Another way is through providing the compassion and empathy that robo-advisory services will never deliver, Mr. Nisker says.

“It’s human nature to need comfort and support when the market is going down – someone with experience with whom you can talk,” he says.

This has been the longest bull market in history, he says. "A rising tide lifts all ships, but things don’t go up forever. When it goes down, people who lose money will say, ‘I need some help, because I am not good at this on my own.’ "

That said, millennials are looking for different things than their parents.

For Shyam Ganesh, a financial planner with Grow Your Wealth Financial Planning, whose client base is comprised of 80 per cent millennials, do-it-yourself trading has only increased the perceived value of professional advice.

“I really love new innovations like robo-advisors, because I can focus on high-level planning and strategy rather than the minutiae and the paperwork that sucks up time,” says Mr. Ganesh, who is based in Fort McMurray, Alta. “They’re also a great challenge for advisors to be more relevant and charge fees more fairly and transparently.”

As a financial planner, Mr. Ganesh cannot advise his clients on securities and stocks, but he can guide them on what to expect by asking why they might be interested in investing on their own and what influenced them along the way.

“My clients really like the idea of unbiased financial planning, with some support and guidance on trading on their own if they wish,” he says.

“I do advise them to go ahead and have a separate play account, but with no more than 10 per cent of their assets. It’s great fun – they get to understand how the entire portfolio is managed, how volatile the market is, and what value the financial manager brings.”

One of his clients is Jees Joseph, 33, an operations manager in Calgary who is focused primarily on building wealth. Mr. Ganesh introduced him to Wealthsimple, a low-cost robo-advisory, where Mr. Joseph chose a balanced portfolio catering to beginner-level, risk-averse investors.

“What I liked about the Wealthsimple platform is that it gave me the option to invest in a range of socially responsible stocks, which I am passionate about. So I was able to choose a portfolio in line with my values,” Mr. Joseph says.

“The process is very seamless. The initial purchase is done with the advice of your financial planner and a representative from Wealthsimple over the phone. After your account is set up, the intervention is minimal – it’s just me managing my stocks on my phone.”

Mr. Joseph also has a “play account” with Toronto-Dominion Bank, where he invests in stocks based purely on his gut feeling and any news reports he might read. “I wasn’t comfortable with exchange-traded funds and the concept of putting all my eggs in one basket, because if something happens, all my money will be affected,” he says.

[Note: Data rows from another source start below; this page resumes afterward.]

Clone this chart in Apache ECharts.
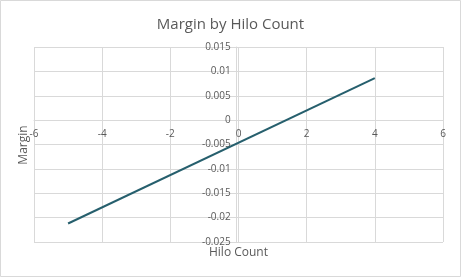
<!DOCTYPE html>
<html><head><meta charset="utf-8">
<script src="https://cdn.jsdelivr.net/npm/echarts@6/dist/echarts.min.js"></script>
<style>html,body{margin:0;padding:0;background:#fff}#c{width:461px;height:277px}</style>
</head><body><div id="c"></div>
<script>
const chartTitle = 'Margin by Hilo Count';
const xTitle = 'Hilo Count';
const yTitle = 'Margin';
const hiloCount = [-5, 4];
const margin = [-0.0212, 0.0086];

const chart = echarts.init(document.getElementById('c'), null, {renderer: 'canvas'});
const font = 'Open Sans';
const txt = '#595959';
const gridC = '#d9d9d9';
chart.setOption({
  animation: false,
  backgroundColor: '#fff',
  title: {text: chartTitle, left: 'center', top: 12,
    textStyle: {fontFamily: font, fontSize: 15, fontWeight: 'normal', color: txt}},
  grid: {left: 34, right: 18, top: 47, bottom: 35, containLabel: false},
  xAxis: {type: 'value', min: -6, max: 6, interval: 2, position: 'bottom',
    axisLine: {show: true, onZero: false, lineStyle: {color: gridC}},
    axisTick: {show: false},
    axisLabel: {fontFamily: font, fontSize: 10, color: txt, margin: 9},
    splitLine: {show: true, lineStyle: {color: gridC}}},
  yAxis: {type: 'value', min: -0.025, max: 0.015, interval: 0.005, position: 'left',
    axisLine: {show: true, onZero: false, lineStyle: {color: gridC}},
    axisTick: {show: false},
    axisLabel: {fontFamily: font, fontSize: 10, color: txt, margin: 6,
      formatter: v => String(parseFloat(v.toFixed(3)))},
    splitLine: {show: true, lineStyle: {color: gridC}}},
  graphic: [
    {type: 'rect', shape: {x: 0.5, y: 0.5, width: 460, height: 276},
      style: {fill: 'none', stroke: '#d9d9d9', lineWidth: 1}},
    {type: 'text', x: 238.5, y: 253, style: {text: xTitle, fontFamily: font, fontSize: 12,
      fill: txt, align: 'center', verticalAlign: 'middle'}},
    {type: 'text', x: 24, y: 145, rotation: Math.PI / 2, style: {text: yTitle, fontFamily: font,
      fontSize: 12, fill: txt, align: 'center', verticalAlign: 'middle'}}
  ],
  series: [{type: 'line', data: hiloCount.map((x, i) => [x, margin[i]]),
    showSymbol: false, symbol: 'none', lineStyle: {color: '#265f6d', width: 2}}]
});
// Place both axes through the origin, using the library's own scales.
const origin = chart.convertToPixel({gridIndex: 0}, [0, 0]);
const corner = chart.convertToPixel({gridIndex: 0}, [-6, -0.025]);
chart.setOption({
  xAxis: {offset: -(corner[1] - origin[1])},
  yAxis: {offset: -(origin[0] - corner[0])}
});
</script></body></html>
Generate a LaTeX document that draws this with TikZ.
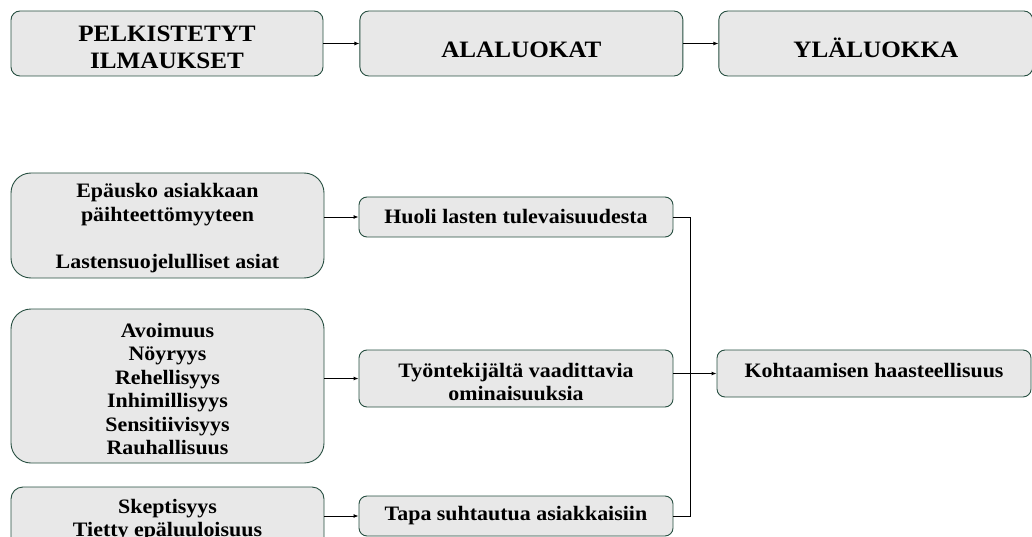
\documentclass[tikz,border=0pt]{standalone}
\usepackage{fontspec}
\setmainfont{Liberation Serif}[FakeStretch=1.07]
\usetikzlibrary{positioning,arrows.meta}
\definecolor{boxgray}{RGB}{232,232,232}
\definecolor{edgegreen}{RGB}{38,78,64}
\newcommand{\down}[1]{\rule{0pt}{#1}}
\newcommand{\up}[1]{\rule[-#1]{0pt}{#1}}
\begin{document}
\begin{tikzpicture}[x=1pt, y=-1pt, >={Latex[length=5pt,width=4pt]},
    main box/.style={rectangle, rounded corners=9pt, draw=edgegreen, fill=boxgray, line width=0.9pt, align=center, inner sep=0pt},
    head box/.style={main box, minimum height=65pt, font=\fontsize{23.5}{26.5}\selectfont\bfseries},
    code box/.style={main box, rounded corners=20pt, minimum width=313pt, font=\fontsize{20.5}{23.5}\selectfont\bfseries},
    cat box/.style={main box, minimum width=314pt, font=\fontsize{20.5}{23.5}\selectfont\bfseries}]
        \clip (0,0) rectangle (1032,537);

          % top row
          \node[head box, minimum width=312pt] (pelk) at (167,43.5) {\down{23pt}PELKISTETYT\\ILMAUKSET};
          \node[head box, minimum width=323pt] (ala) [right=36pt of pelk] {\down{29pt}ALALUOKAT};
          \node[head box, minimum width=314pt] (yla) [right=35pt of ala] {\down{29pt}YLÄLUOKKA};

          % reduced expressions
          \node[code box, minimum height=105pt] (epa) at (167.5,225.5) {\down{19pt}Epäusko asiakkaan\\päihteettömyyteen\\[23.5pt]Lastensuojelulliset asiat};
          \node[code box, minimum height=154pt] (omi) at (167.5,386) {\down{20pt}Avoimuus\\Nöyryys\\Rehellisyys\\Inhimillisyys\\Sensitiivisyys\\Rauhallisuus};
          \node[code box, rounded corners=12pt, minimum height=63pt] (skep) at (167.5,518.5) {\down{17pt}Skeptisyys\\Tietty epäluuloisuus};

          % subcategories and upper category
          \node[cat box, minimum height=40pt, rounded corners=8pt] (huoli) at (516,217) {Huoli lasten tulevaisuudesta};
          \node[cat box, minimum height=57pt, rounded corners=8pt] (tyon) at (516,378.5) {\down{21pt}Työntekijältä vaadittavia\\ominaisuuksia};
          \node[cat box, minimum height=40pt, rounded corners=8pt] (tapa) at (516,516) {Tapa suhtautua asiakkaisiin};
          \node[cat box, minimum height=47pt, rounded corners=8pt] (koht) at (874,373.5) {Kohtaamisen haasteellisuus\up{6pt}};

          \coordinate (vtop) at ([xshift=17pt]huoli.east);
          \coordinate (vbot) at (vtop |- tapa.east);

          \path[->, line width=0.9pt]
            (pelk) edge (ala)
            (ala) edge (yla)
            (epa.east |- huoli) edge (huoli)
            (omi.east |- tyon) edge (tyon)
            (skep.east |- tapa) edge (tapa)
            (tyon.east |- koht) edge (koht);
          \draw[line width=0.9pt] (huoli.east) -- (vtop) -- (vbot) -- (tapa.east);

        \end{tikzpicture}
\end{document}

Despite the popularity and ease of trading online, few people can allot enough time to monitor their investments properly, says Toronto-based Brian Shumak of Brian Shumak Financial Services.

Investing is just one piece of financial planning, he says; tax planning, insurance, estate planning and cash-flow management are just as crucial.

“I look at the whole person, what’s important to them, and their goals down the road. If trading on their own is something they want to do, I will make sure they know what they’re doing, then recommend a stockbroker or a discount brokerage.

“The money you’re playing with should not constitute more than 10 per cent of your portfolio.”

Their efforts typically are short-lived, he says. "Especially in the last year with all the marijuana stocks and everyone jumping on the bandwagon. It’s a good inauguration when you see your investments going up and down by that many percentage points in a day.

“Most people can’t stomach it and get in and out quickly.”

Sometimes clients want to buy a stock that their advisor doesn't necessarily approve of. 'The dilemma is, it’s their money, but we don’t want to take responsibility for that decision,' says Michael Sprung, president of Toronto-based Sprung Investment Management.

What’s trickier, however, is when clients choose to have the bulk of their wealth managed for them but also want their advisors to try something new.

“They might hear about a company at a cocktail party and say, ‘I would like you to buy some shares for my portfolio.’ The dilemma is, it’s their money but we don’t want to take responsibility for that decision,” says Michael Sprung, president of Toronto-based Sprung Investment Management.

“If you give us written direction to buy a certain amount of this asset, we will buy it and keep track of it for you in the portfolio," he says. “But when it comes to measuring and calculating overall performance we will exclude that asset.”

If the client decides to sell, he or she must give written direction. "Because it’s not our decision to buy it, we don’t want to be measured either positively or negatively by its performance.”

Ultimately, the Internet is an asset for both advisors and investors, but it’s also the worst resource on which to base financial decisions, says Mr. Shumak.

“It’s a great place to learn and come up with ideas, but I think everyone needs a professional to bounce those ideas off of to make sure they’re applicable to their personal situation.”